From the Indianapolis Star:
Key lawmakers endorsed a Central Indiana mass transit proposal Thursday that could lower the proposed cost of expanding mass transit and shift a portion of those costs from the shoulders of income tax payers to businesses and transit riders.
Sen. Pat Miller, R-Indianapolis, who drafted the proposal based on public input and plans to introduce it in the 2014 Indiana General Assembly, said she believes the more conservative approach to taxing income and sharing of the burden may find support where past mass-transit efforts have failed.
Miller proposes allowing county councils in Marion, Hamilton, Johnson, Madison and Delaware counties to seek their own voter referendums to fund and build a new transit system.
If approved by voters, the councils could then impose an economic development income tax between 0.1-percent and 0.25-percent on workers, which is less than the 0.3-percent income tax increase that transit advocates had lobbied for the past two years.
Income taxes would pay for the expansion and 65 percent of the cost to operate the transit system. But under the new proposal, corporations would have to pay taxes to cover 10 percent of the operating costs through either an income tax or employee tax. And passenger fares would have to cover 25 percent of the cost.
Miller left the specifics of what type of transit system to build to each county.
Previous mass-transit efforts calling for a 10-year, $1.3 billion overhaul in Hamilton and Marion counties have failed to find a majority of legislative support the past two years. That plan would have included doubling the size of IndyGo, building two Bus Rapid Transit routes and adding a BRT route or rail line from Noblesville and Fishers to Downtown Indianapolis along the Nickel Plate rail line. BRT — high-speed buses with limited stops — is increasingly being used in cities across the country as a lower-cost alternative to rail.

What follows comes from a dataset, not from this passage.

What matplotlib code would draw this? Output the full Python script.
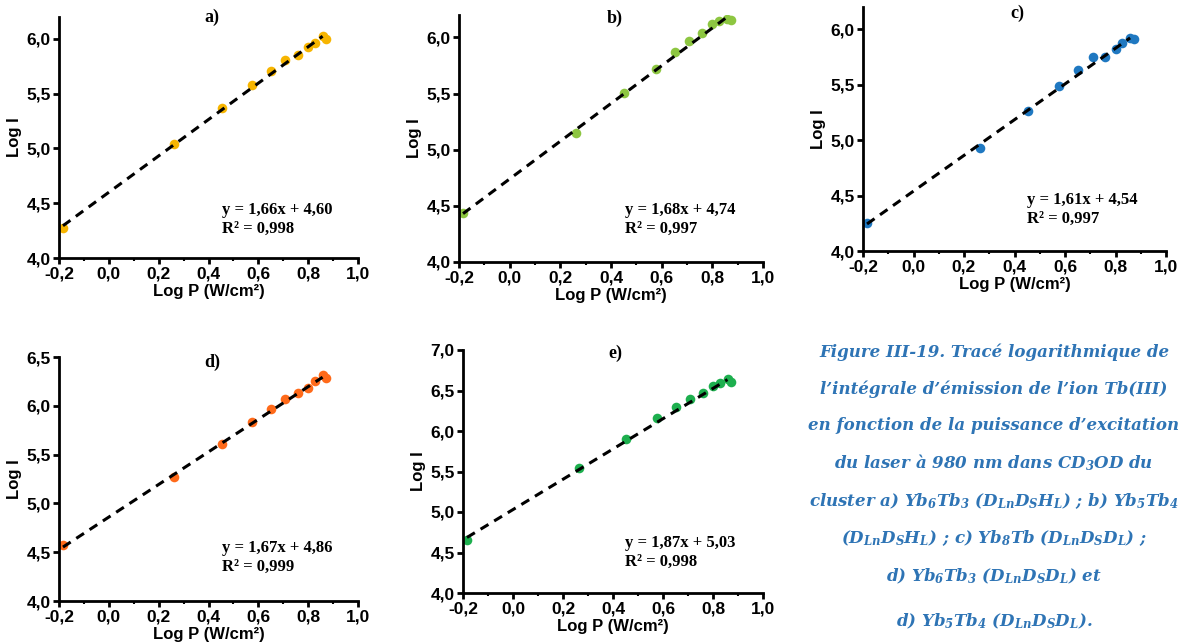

Miller has been working to build consensus on transit among lawmakers this year, and the House-Senate committee studying transit voted 12-1 in favor. Only Rep. Mike Speedy, R-Indianapolis, who represents southeast Marion County, voted against against the plan, saying he's concerned about the tax burden.
Sen. Luke Kenley, R-Noblesville, chairman of the powerful Senate Appropriations Committee, said local chambers of commerce, the Central Indiana Corporate Partnership and area business have been lobbying the general assembly to approve transit legislation for years, and he believes they need to have a stake in the game. Kenley long has been skeptical of transit.
While the Republican-controlled General Assembly has been reducing or eliminating various taxes on businesses for the past several years, Kenley believes a higher business tax, in this case, is appropriate.
"We felt that they had some stake in this and have advocated strongly for it," Kenley said, "and so we didn't think that asking for them to pay 10 percent of the operating cost would be out of line."
Kevin Brinegar, director of the Indiana Chamber of Commerce, said he needed to study the proposal, but he's concerned corporations would not have a say in the referendum. However, Brinegar said the support in general among businesses for transit is real.
"We'll have to analyze (the tax plan) before we have any real comments to make, but I think the support from the business community is there and it is strong. I don't think, for the business community as a whole, that that's necessarily going to be a deal breaker."